Code that draws figures
begin

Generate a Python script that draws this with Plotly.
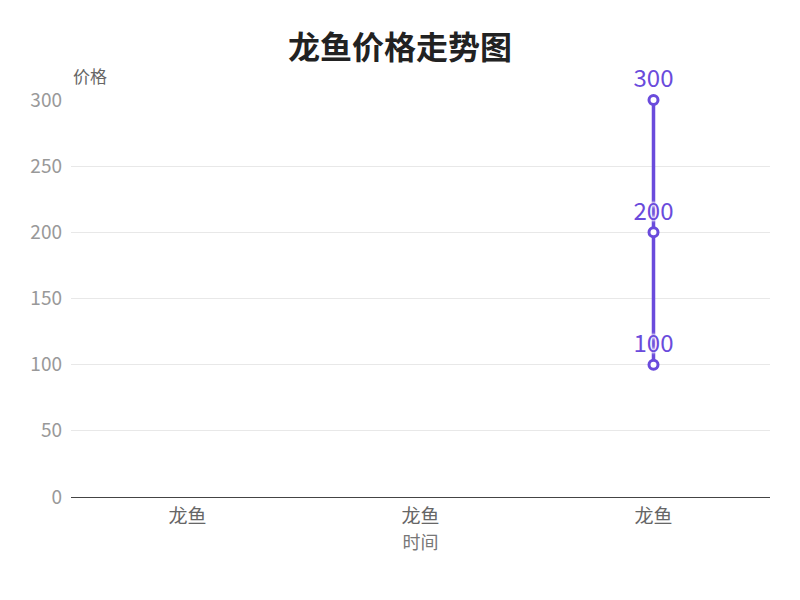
import plotly.graph_objects as go

title_text = "龙鱼价格走势图"
categories = ["龙鱼", "龙鱼", "龙鱼"]
prices = [100, 200, 300]
y_ticks = [0, 50, 100, 150, 200, 250, 300]
x_name = "时间"
y_name = "价格"

# ECharts-like behaviour: duplicate category names map to the last occurrence
last_index = {name: i for i, name in enumerate(categories)}
x_pos = [last_index[c] for c in categories]

FONT = "Noto Sans CJK SC"
PURPLE = "#6a4bdc"

fig = go.Figure()
fig.add_trace(go.Scatter(
    x=x_pos, y=prices,
    mode="lines+markers+text",
    text=[str(v) for v in prices],
    textposition="top center",
    textfont=dict(family=FONT, size=24, color=PURPLE,
                  shadow="0px 0px 3px white, 0px 0px 3px white, 0px 0px 3px white"),
    line=dict(color=PURPLE, width=3.5),
    marker=dict(size=9, color="white", line=dict(color=PURPLE, width=3)),
    cliponaxis=False,
    hoverinfo="x+y",
))

fig.update_layout(
    width=800, height=600,
    margin=dict(l=63, r=38, t=92, b=111),
    paper_bgcolor="white", plot_bgcolor="white",
    showlegend=False,
    font=dict(family=FONT),
    title=dict(text="<b>" + title_text + "</b>", x=(400 - 8) / 800, xanchor="center",
               y=1 - 40 / 600, yanchor="middle",
               font=dict(family=FONT, size=32, color="#222222")),
    xaxis=dict(
        range=[-0.5, len(categories) - 0.5],
        tickmode="array", tickvals=list(range(len(categories))), ticktext=categories,
        tickfont=dict(family=FONT, size=19, color="#666666"),
        showgrid=False, zeroline=False,
        showline=True, linecolor="#444444", linewidth=1,
        ticks="", ticklabelstandoff=2,
        title=dict(text=x_name, font=dict(family=FONT, size=18, color="#777777"), standoff=0),
        fixedrange=True,
    ),
    yaxis=dict(
        range=[0, 300],
        tickmode="array", tickvals=y_ticks,
        tickfont=dict(family=FONT, size=19, color="#999999"),
        showgrid=True, gridcolor="#e8e8e8", gridwidth=1,
        zeroline=False, showline=False, ticks="", ticklabelstandoff=8,
        fixedrange=True,
    ),
    annotations=[dict(
        text=y_name, xref="paper", yref="paper", x=0, y=1,
        xanchor="left", yanchor="bottom", yshift=10, showarrow=False,
        font=dict(family=FONT, size=17, color="#666666"),
    )],
)

fig.write_html("out.html")
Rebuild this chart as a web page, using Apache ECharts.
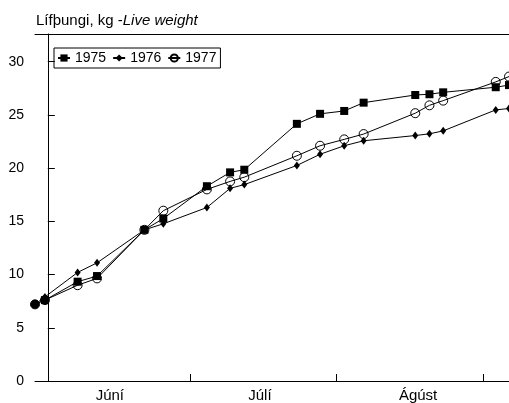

end

# [What needs to be done]
Print the records above exactly as they stand, but leave out the pictures.

# [Correct answer]
Generate a Python script that draws this with Plotly.
import plotly.graph_objects as go

title_text = "龙鱼价格走势图"
categories = ["龙鱼", "龙鱼", "龙鱼"]
prices = [100, 200, 300]
y_ticks = [0, 50, 100, 150, 200, 250, 300]
x_name = "时间"
y_name = "价格"

# ECharts-like behaviour: duplicate category names map to the last occurrence
last_index = {name: i for i, name in enumerate(categories)}
x_pos = [last_index[c] for c in categories]

FONT = "Noto Sans CJK SC"
PURPLE = "#6a4bdc"

fig = go.Figure()
fig.add_trace(go.Scatter(
    x=x_pos, y=prices,
    mode="lines+markers+text",
    text=[str(v) for v in prices],
    textposition="top center",
    textfont=dict(family=FONT, size=24, color=PURPLE,
                  shadow="0px 0px 3px white, 0px 0px 3px white, 0px 0px 3px white"),
    line=dict(color=PURPLE, width=3.5),
    marker=dict(size=9, color="white", line=dict(color=PURPLE, width=3)),
    cliponaxis=False,
    hoverinfo="x+y",
))

fig.update_layout(
    width=800, height=600,
    margin=dict(l=63, r=38, t=92, b=111),
    paper_bgcolor="white", plot_bgcolor="white",
    showlegend=False,
    font=dict(family=FONT),
    title=dict(text="<b>" + title_text + "</b>", x=(400 - 8) / 800, xanchor="center",
               y=1 - 40 / 600, yanchor="middle",
               font=dict(family=FONT, size=32, color="#222222")),
    xaxis=dict(
        range=[-0.5, len(categories) - 0.5],
        tickmode="array", tickvals=list(range(len(categories))), ticktext=categories,
        tickfont=dict(family=FONT, size=19, color="#666666"),
        showgrid=False, zeroline=False,
        showline=True, linecolor="#444444", linewidth=1,
        ticks="", ticklabelstandoff=2,
        title=dict(text=x_name, font=dict(family=FONT, size=18, color="#777777"), standoff=0),
        fixedrange=True,
    ),
    yaxis=dict(
        range=[0, 300],
        tickmode="array", tickvals=y_ticks,
        tickfont=dict(family=FONT, size=19, color="#999999"),
        showgrid=True, gridcolor="#e8e8e8", gridwidth=1,
        zeroline=False, showline=False, ticks="", ticklabelstandoff=8,
        fixedrange=True,
    ),
    annotations=[dict(
        text=y_name, xref="paper", yref="paper", x=0, y=1,
        xanchor="left", yanchor="bottom", yshift=10, showarrow=False,
        font=dict(family=FONT, size=17, color="#666666"),
    )],
)

fig.write_html("out.html")
Rebuild this chart as a web page, using Apache ECharts.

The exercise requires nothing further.